Regulation of internationalisation from the perspective of SMEs in the EU and the Slovak Republic


Internationalisation is becoming increasingly important in relation to the competitiveness of businesses of all sizes. Its importance from a macroeconomic point of view lies mainly in the fact that it accelerates the national economy through long-term foreign trade activity. From a microeconomic point of view, territorial expansion and the extension of activities into new markets is a way of achieving an increase in the growth of the enterprises themselves.

The degree of internationalisation of SMEs is also related to the openness of the economy, which intensifies the involvement of enterprises in foreign trade activities. The internationalisation of SMEs at EU level brings with it the benefits of the EU single market. Nevertheless, the internationalisation rate of European SMEs is low in some countries. This depends on a number of factors (e.g. the efficiency of the supporting infrastructure and the sectoral orientation of SMEs).

Enterprises in the SME size category are often confronted with various challenges when engaging in international activities (dealing with different regulations, lack of production or financial resources and, last but not least, lack of information). Unlike large enterprises, SMEs are generally more vulnerable to trade barriers and the risks arising from them. On the other hand, they can adapt more flexibly to market changes.

The quantitative and qualitative analysis revealed a number of key findings from the SME environment that more clearly reflect their position, as well as the opportunities for expanding activities aimed at international markets. Compared to other EU Member States, Slovakia was at the tail end in terms of the share of SME exports to EU countries in the period under review.
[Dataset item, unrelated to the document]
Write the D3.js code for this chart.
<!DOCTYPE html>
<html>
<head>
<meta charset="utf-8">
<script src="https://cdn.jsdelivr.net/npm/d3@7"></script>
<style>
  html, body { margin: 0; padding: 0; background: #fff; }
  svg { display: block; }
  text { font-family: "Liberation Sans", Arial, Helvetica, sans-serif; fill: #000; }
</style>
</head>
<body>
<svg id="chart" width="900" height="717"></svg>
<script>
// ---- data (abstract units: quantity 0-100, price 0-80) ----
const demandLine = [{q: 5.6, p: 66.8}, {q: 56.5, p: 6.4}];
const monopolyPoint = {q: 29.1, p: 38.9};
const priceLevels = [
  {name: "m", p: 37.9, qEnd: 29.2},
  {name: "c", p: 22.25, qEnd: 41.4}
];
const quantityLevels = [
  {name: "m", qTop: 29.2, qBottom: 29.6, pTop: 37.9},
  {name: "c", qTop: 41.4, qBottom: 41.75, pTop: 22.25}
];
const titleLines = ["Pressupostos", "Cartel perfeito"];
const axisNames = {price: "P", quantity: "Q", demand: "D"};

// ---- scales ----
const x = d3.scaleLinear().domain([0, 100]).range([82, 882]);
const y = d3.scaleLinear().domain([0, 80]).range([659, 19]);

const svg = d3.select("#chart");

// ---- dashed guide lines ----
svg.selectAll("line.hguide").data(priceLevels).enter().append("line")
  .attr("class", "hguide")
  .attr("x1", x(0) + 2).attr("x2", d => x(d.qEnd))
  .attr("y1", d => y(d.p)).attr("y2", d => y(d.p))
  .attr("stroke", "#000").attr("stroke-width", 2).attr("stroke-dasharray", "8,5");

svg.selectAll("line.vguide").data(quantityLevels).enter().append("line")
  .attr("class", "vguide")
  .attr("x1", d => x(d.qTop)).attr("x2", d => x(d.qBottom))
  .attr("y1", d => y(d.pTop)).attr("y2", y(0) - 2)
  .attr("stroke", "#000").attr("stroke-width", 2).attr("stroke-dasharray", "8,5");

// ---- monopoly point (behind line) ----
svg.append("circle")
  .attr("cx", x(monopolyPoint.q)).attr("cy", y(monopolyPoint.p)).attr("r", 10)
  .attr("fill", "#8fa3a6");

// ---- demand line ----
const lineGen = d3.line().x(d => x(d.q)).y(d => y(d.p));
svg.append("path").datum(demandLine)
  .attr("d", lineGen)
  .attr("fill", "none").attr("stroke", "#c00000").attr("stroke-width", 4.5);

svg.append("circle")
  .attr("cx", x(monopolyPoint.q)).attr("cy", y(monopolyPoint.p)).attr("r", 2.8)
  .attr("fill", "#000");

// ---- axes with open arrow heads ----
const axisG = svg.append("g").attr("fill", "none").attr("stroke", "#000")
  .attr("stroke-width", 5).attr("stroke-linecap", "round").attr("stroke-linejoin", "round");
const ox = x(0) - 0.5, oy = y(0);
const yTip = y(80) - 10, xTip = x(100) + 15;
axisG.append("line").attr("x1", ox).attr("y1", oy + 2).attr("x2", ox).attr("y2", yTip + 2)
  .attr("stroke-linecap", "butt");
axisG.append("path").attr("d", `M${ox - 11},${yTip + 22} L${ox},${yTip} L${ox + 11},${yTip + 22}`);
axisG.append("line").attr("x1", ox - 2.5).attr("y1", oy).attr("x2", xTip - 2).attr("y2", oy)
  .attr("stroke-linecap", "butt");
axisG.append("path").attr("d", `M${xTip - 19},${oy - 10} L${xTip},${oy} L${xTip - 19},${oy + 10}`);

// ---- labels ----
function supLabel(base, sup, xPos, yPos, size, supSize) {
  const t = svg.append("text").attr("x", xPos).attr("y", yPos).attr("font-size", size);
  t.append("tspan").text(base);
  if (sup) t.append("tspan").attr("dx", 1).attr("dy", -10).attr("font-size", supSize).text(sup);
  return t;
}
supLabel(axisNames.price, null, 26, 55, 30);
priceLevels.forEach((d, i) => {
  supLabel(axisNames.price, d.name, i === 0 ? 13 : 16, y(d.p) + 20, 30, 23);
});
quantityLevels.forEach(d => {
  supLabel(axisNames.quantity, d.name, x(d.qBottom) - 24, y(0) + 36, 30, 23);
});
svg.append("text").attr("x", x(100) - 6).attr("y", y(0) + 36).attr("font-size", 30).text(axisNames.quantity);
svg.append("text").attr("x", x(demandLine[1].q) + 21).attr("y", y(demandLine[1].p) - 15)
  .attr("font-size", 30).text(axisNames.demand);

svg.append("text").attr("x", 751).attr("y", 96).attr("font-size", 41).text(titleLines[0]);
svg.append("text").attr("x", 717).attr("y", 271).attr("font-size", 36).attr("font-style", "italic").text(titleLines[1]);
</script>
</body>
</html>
The territorial as well as commodity structure of exporting and importing SMEs from Slovakia is characterized by a high degree of concentration both on the EU market and on the narrow orientation of exported as well as imported commodity groups.

In 2015–2018, the Slovak Republic ranked first along with 15 other EU countries

(Italy, Portugal, Spain, France, the Netherlands, Belgium, the Czech Republic, Slovenia, Hungary, Poland, Croatia, Austria, Denmark, Romania and Luxembourg) in the tracking of the results in the area of the “Cross-border trade” indicator (in the sense of Doing Business). In addition to a fundamental change in the methodology for calculating the monitored indicator, Slovakia’s ranking alongside other EU countries is also related to the fact that reforms were adopted in 2012–2015 that facilitated cross-border trade.

Relevant barriers to the export of Slovak SMEs were also identified on the basis of the SBA quantitative survey, as well as on the basis of the implemented support for SMEs by the SBA. The results show that these obstacles include in particular the area of human resources (lack of qualified personnel covering internationalisation in the enterprises themselves). Other risk areas identified include low awareness, particularly in the area of e-commerce. However, in terms of internal barriers, the perceived barriers are also considered to be the area of preparation of analyses and necessary documentation, which are crucial for entering a foreign market (e.g. analysis of foreign market risks, preparation of a financial project, appropriate export strategy, etc.).

A survey carried out by the EC has highlighted the barriers to exports for European SMEs. According to this survey, one of the most significant barriers to exporting by Slovak SMEs is financial investment, which is perceived as too high. Others included administrative processes (as was the case in other EU countries), as well as dealing with cross-border complaints and, last but not least, delivery costs.

In terms of territory outside the EU, there has been an increase in the total number of barriers to trade and investment in the period under review, reflecting an increase in protectionism in third countries. Most obstacles were recorded across borders. They were related to restrictions on services, investment, intellectual property rights or unjustified technical barriers to trade. The highest number of obstacles reported in the period under review was in agriculture and fisheries. Others included the automotive sector as well as the ICT and electronics sectors.

The success of intensifying the internationalisation of SMEs cannot be achieved without eliminating the identified barriers. The individual barriers identified are, in most cases, inherently linked to each other. Public support can thus play an important role in promoting the internationalisation of SMEs. However, the success of penetrating foreign markets will also depend on the elimination of identified internal process barriers of the enterprises themselves (e.g. through the use of project consultancy, market research, etc.), through participation in exhibitions, networking to mentoring, or training and advice in various areas, as well as the financial assistance itself.

Import and export activities of an enterprise are among the most common forms of foreign market entry. In recent years, the interest of Slovak SMEs in franchising has been growing. Co-partnership (joint venture and piggyback) is not a very preferred form of entering foreign markets in our conditions. European as well as Slovak legislation regulates transnational forms of entrepreneurship (European Company, European Cooperative Society, European Economic Interest Grouping), which are not often used either among SMEs, but rather among large enterprises.

The regulation of internationalisation in business is a constantly evolving process. For this reason, both the EU legislative bodies and national authorities are actively engaged in the progressive removal of obstacles. The adoption of best practices to support the internationalisation of SMEs, which reflect the practice at the EU level, should aim at bringing the export activity of Slovak SMEs closer to the most successful EU exporters (among small and medium-sized enterprises).